Brief
Keep only those lines of the records that include the string "this".

Given records
============
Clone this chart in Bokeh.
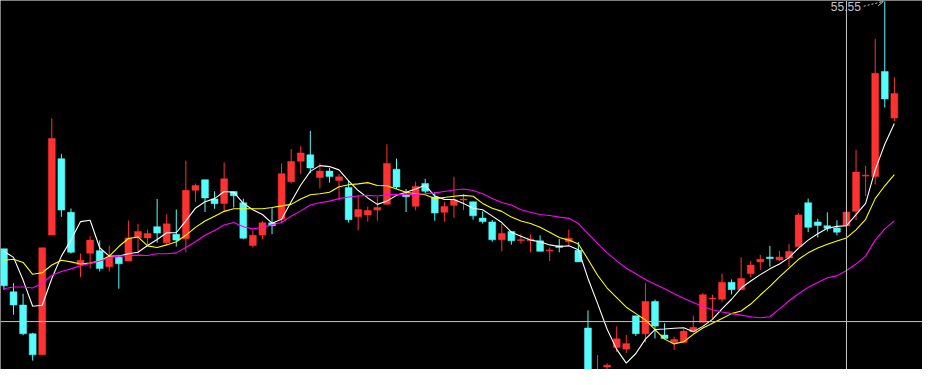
============
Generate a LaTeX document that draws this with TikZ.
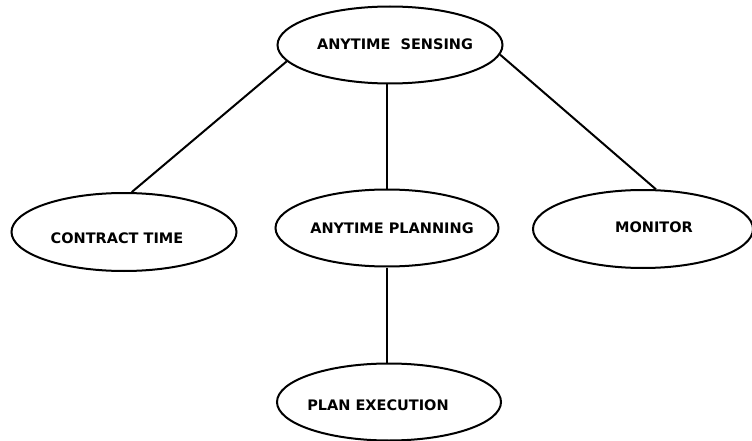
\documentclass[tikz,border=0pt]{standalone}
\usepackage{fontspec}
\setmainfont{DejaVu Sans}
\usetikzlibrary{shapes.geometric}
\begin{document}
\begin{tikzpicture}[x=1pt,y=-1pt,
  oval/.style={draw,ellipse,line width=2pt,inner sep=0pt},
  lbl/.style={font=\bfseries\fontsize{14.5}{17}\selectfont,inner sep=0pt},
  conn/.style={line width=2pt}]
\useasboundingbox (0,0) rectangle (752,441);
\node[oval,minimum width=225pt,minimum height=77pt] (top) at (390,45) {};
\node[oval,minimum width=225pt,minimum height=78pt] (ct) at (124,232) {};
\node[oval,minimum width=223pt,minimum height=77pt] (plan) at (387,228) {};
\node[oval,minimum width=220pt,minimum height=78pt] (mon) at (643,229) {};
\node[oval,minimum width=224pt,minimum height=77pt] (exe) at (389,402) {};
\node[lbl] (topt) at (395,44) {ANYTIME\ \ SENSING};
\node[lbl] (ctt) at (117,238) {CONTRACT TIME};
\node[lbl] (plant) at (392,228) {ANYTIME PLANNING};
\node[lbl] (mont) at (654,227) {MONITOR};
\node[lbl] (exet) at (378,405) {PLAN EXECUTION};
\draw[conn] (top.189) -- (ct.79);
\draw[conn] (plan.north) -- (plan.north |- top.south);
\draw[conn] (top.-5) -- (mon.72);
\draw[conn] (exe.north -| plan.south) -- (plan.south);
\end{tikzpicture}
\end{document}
============
Task result
Clone this chart in Bokeh.
Generate a LaTeX document that draws this with TikZ.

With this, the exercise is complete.